ST. PETER — Oscar Ramirez decided to use his time for creative purposes. He often does during Read and Feed, he said.
“I made you a gift. It’s me as a robot,” Ramirez, a soon-to-be fifth-grader, said to third-grade teacher Brittany Galetka.
“I will treasure it forever, Oscar.”
Other kids, ages 1 to 18, used the 90 minutes from 11 a.m. to 12:30 in the St. Peter High School cafeteria to play with learning apps on iPads, read books, do puzzles and mazes, or just hangout at school with friends.
They also ate lunch. The meal of the day: the very popular orange chicken.
“It’s my favorite,” said kindergarten teacher Nancy Sizer before she began reading to a group of young children.
More than 300 students and some parents would come through the cafeteria Tuesday as part of St. Peter’s Read and Feed program. Monday through Thursday every week until August the school offers a free meal, activities and reading events, said Ytive Prafke, district special programs administrator. (The program will not be offered July 3 and 4.)

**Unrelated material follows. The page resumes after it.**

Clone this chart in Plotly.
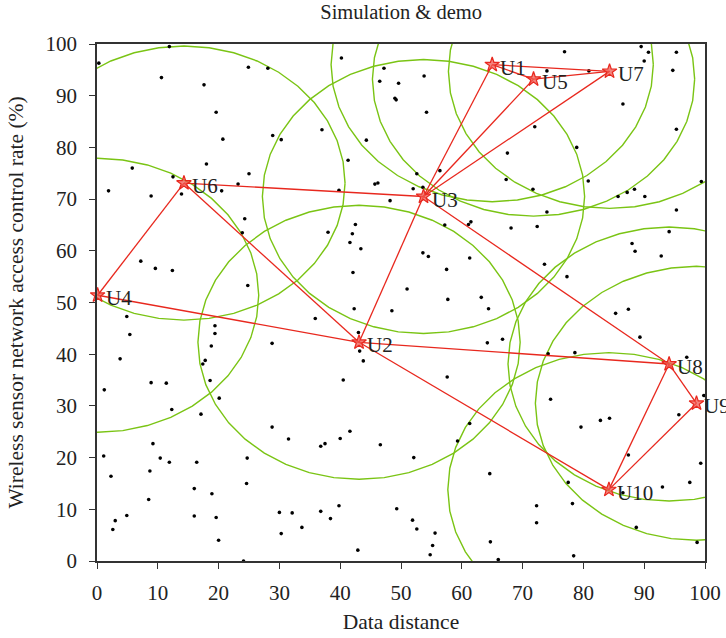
import numpy as np
import plotly.graph_objects as go

# Cluster-head nodes
node_names = ["U1", "U2", "U3", "U4", "U5", "U6", "U7", "U8", "U9", "U10"]
node_x = [65.0, 43.1, 53.7, 0.1, 71.8, 14.3, 84.3, 94.1, 98.6, 84.2]
node_y = [96.0, 42.3, 70.5, 51.4, 93.2, 73.1, 94.7, 38.1, 30.5, 13.8]

# Communication radius of every node
comm_radius = 26.5

# Links between nodes
links = [
    ("U4", "U6"), ("U4", "U2"), ("U6", "U3"), ("U6", "U2"),
    ("U3", "U1"), ("U3", "U5"), ("U3", "U7"), ("U1", "U5"),
    ("U1", "U7"), ("U5", "U7"), ("U2", "U3"), ("U3", "U8"),
    ("U2", "U8"), ("U2", "U10"), ("U8", "U10"), ("U8", "U9"),
    ("U9", "U10"),
]

# Ordinary sensor nodes
sensor_x = [
    11.9, 0.3, 10.6, 17.6, 24.9, 28.1, 19.6, 20.7, 28.9, 30.3, 37.0, 40.2, 41.3, 18.0, 5.8,
    12.5, 25.0, 23.2, 20.5, 13.9, 1.9, 39.8, 8.9,
    76.9, 89.5, 90.7, 95.3, 90.0, 94.7, 80.9, 74.0, 47.2, 46.5, 49.6, 53.8, 49.0, 49.2,
    54.2, 86.5, 95.3, 72.0, 78.9, 67.5, 44.3, 56.4, 52.6, 45.7, 46.2, 52.0, 53.6, 67.3,
    71.7, 80.8, 99.4, 85.7, 87.2, 88.4, 90.1, 48.2,
    24.3, 23.9, 7.2, 9.6, 12.4, 24.8, 4.9, 5.4, 19.4, 19.4, 18.8, 17.8, 17.4, 3.8, 8.9,
    11.4, 18.6, 1.2, 20.1, 28.8, 35.9, 38.0, 42.5, 42.0, 41.6, 43.4, 42.1, 42.3, 43.0,
    43.2, 40.5, 43.8,
    74.0, 95.3, 57.2, 61.1, 61.5, 68.1, 72.4, 94.1, 88.0, 88.5, 92.8, 53.6, 54.5, 61.3,
    57.5, 73.6, 77.3, 51.0, 57.7, 63.2, 64.4, 48.5, 85.3, 87.4, 89.3, 64.2, 66.7, 74.2,
    78.6, 97.0, 57.6, 74.6, 99.8,
    12.3, 17.1, 28.8, 31.5, 36.8, 37.5, 40.0, 41.6, 1.1, 9.2, 10.4, 11.9, 16.4, 24.7, 2.3,
    8.7, 16.0, 24.6, 18.9, 8.5, 3.0, 2.6, 4.9, 16.0, 19.6, 20.0, 24.1, 30.0, 30.3, 32.1,
    33.7, 36.8, 38.4, 39.8, 42.9,
    46.6, 52.1, 59.3, 61.3, 64.6, 49.3, 51.9, 52.6, 55.6, 55.2, 54.8, 64.7, 66.0, 72.3,
    72.3, 78.2, 78.4, 77.5, 79.6, 82.8, 84.3, 87.4, 86.5, 88.7, 93.0, 97.5, 95.7, 99.3,
    98.7,
]
sensor_y = [
    99.5, 96.3, 93.5, 92.1, 95.5, 95.3, 86.8, 81.6, 82.3, 81.5, 83.4, 97.3, 77.5, 76.8, 76.0,
    74.3, 74.9, 72.9, 71.6, 71.0, 71.6, 71.7, 70.6,
    98.5, 99.5, 98.4, 98.4, 96.7, 94.9, 94.8, 94.8, 95.3, 92.8, 92.4, 93.8, 89.5, 89.2,
    86.8, 88.4, 83.5, 84.0, 80.0, 78.9, 81.4, 75.5, 74.9, 72.9, 73.1, 72.0, 72.3, 73.8,
    71.9, 73.5, 73.4, 70.5, 71.3, 71.9, 70.5, 69.7,
    66.2, 63.5, 58.0, 56.6, 56.2, 53.3, 47.3, 43.8, 45.5, 44.0, 41.6, 38.8, 38.1, 39.1, 34.5,
    34.4, 34.9, 33.1, 31.5, 42.1, 46.9, 63.6, 65.1, 63.3, 61.6, 60.4, 55.8, 48.8, 44.2,
    40.6, 35.0, 38.7,
    67.5, 67.9, 65.0, 65.1, 65.6, 64.4, 64.7, 63.7, 61.4, 59.9, 59.0, 59.6, 58.9, 58.6,
    56.4, 57.4, 55.0, 52.6, 50.6, 51.0, 48.8, 48.4, 47.9, 48.7, 43.3, 42.2, 42.9, 40.1,
    40.3, 39.4, 35.6, 31.3, 32.0,
    29.3, 28.4, 25.9, 23.6, 22.2, 22.7, 23.7, 25.1, 20.3, 22.7, 19.9, 19.1, 19.1, 19.9, 16.4,
    17.4, 14.0, 15.0, 13.0, 11.9, 7.8, 6.1, 8.8, 8.7, 8.4, 4.0, 0.0, 9.4, 5.3, 9.3,
    6.5, 9.6, 8.2, 10.7, 2.1,
    22.5, 20.0, 23.2, 26.6, 16.9, 10.1, 7.9, 6.2, 5.4, 3.0, 1.2, 3.7, 0.3, 10.7,
    7.4, 11.1, 1.0, 15.2, 25.9, 27.2, 27.6, 20.5, 13.2, 6.5, 14.3, 15.2, 28.3, 18.9,
    3.6,
]

x_ticks = [0, 10, 20, 30, 40, 50, 60, 70, 80, 90, 100]
y_ticks = [0, 10, 20, 30, 40, 50, 60, 70, 80, 90, 100]

FONT = "Liberation Serif"
GREEN = "rgb(122,196,20)"
RED = "rgb(232,40,30)"
TEXT = "#222"

fig = go.Figure()

# Coverage circles around each cluster head
theta = np.linspace(0, 2 * np.pi, 41)
for cx, cy in zip(node_x, node_y):
    fig.add_trace(go.Scatter(
        x=cx + comm_radius * np.cos(theta),
        y=cy + comm_radius * np.sin(theta),
        mode="lines",
        line=dict(color=GREEN, width=1.4),
        hoverinfo="skip",
        showlegend=False,
    ))

# Sensor nodes
fig.add_trace(go.Scatter(
    x=sensor_x, y=sensor_y, mode="markers",
    marker=dict(color="black", size=3.6),
    showlegend=False,
))

# Links
pos = {n: (x, y) for n, x, y in zip(node_names, node_x, node_y)}
lx, ly = [], []
for a, b in links:
    lx += [pos[a][0], pos[b][0], None]
    ly += [pos[a][1], pos[b][1], None]
fig.add_trace(go.Scatter(
    x=lx, y=ly, mode="lines",
    line=dict(color=RED, width=1.3),
    hoverinfo="skip", showlegend=False,
))

# Cluster heads
fig.add_trace(go.Scatter(
    x=node_x, y=node_y, mode="markers",
    marker=dict(symbol="star", size=11, color="rgba(240,90,80,0.75)",
                line=dict(color=RED, width=1.2)),
    cliponaxis=False, showlegend=False,
))

for name, x, y in zip(node_names, node_x, node_y):
    fig.add_annotation(
        x=x, y=y, text=name, showarrow=False,
        xanchor="left", yanchor="middle", xshift=6, yshift=-3,
        font=dict(family=FONT, size=21, color=TEXT),
    )

axis_common = dict(
    range=[0, 100], automargin=False,
    showgrid=False, zeroline=False,
    showline=True, linecolor="#333", linewidth=1.6, mirror=True,
    ticks="outside", ticklen=6, tickwidth=1.4, tickcolor="#333",
    tickfont=dict(family=FONT, size=21, color=TEXT),
)

fig.update_layout(
    width=726, height=638,
    margin=dict(l=97, r=21, t=44, b=77),
    plot_bgcolor="white", paper_bgcolor="white",
    title=dict(text="Simulation & demo", x=0.5525, xanchor="center",
               y=0.981, yanchor="middle",
               font=dict(family=FONT, size=20.5, color=TEXT)),
    xaxis=dict(axis_common, tickvals=x_ticks, ticklabelstandoff=6,
               title=dict(text="Data distance", standoff=10,
                          font=dict(family=FONT, size=21.5, color=TEXT))),
    yaxis=dict(axis_common, tickvals=y_ticks, ticklabelstandoff=8,
               title=dict(text="Wireless sensor network access control rate (%)", standoff=16,
                          font=dict(family=FONT, size=21.5, color=TEXT))),
)

fig.write_html("out.html")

Funded through the U.S. Department of Agriculture, Prafke said the purpose goes beyond offering kids a hot meal during the summer months.
“The intention of the program is to curb summer learning loss and keep kids connected to school,” she said.
The program is in its fifth year. Prafke said the first year about 3,000 students participated. Last year it was about 9,700, and this year the goal is 10,000 kids.
A partnership with the city to bus students to the program has helped boost participation each day, Prafke said. Paraprofessional Jen Lee, who has been working at Read and Feed for three years, said a lot of kids get to the program that way.
“It’s really grown,” she said.
Galetka just wrapped up her first year teaching in the district, and she said taking part in Read and Feed has been fun so far for her and the kids.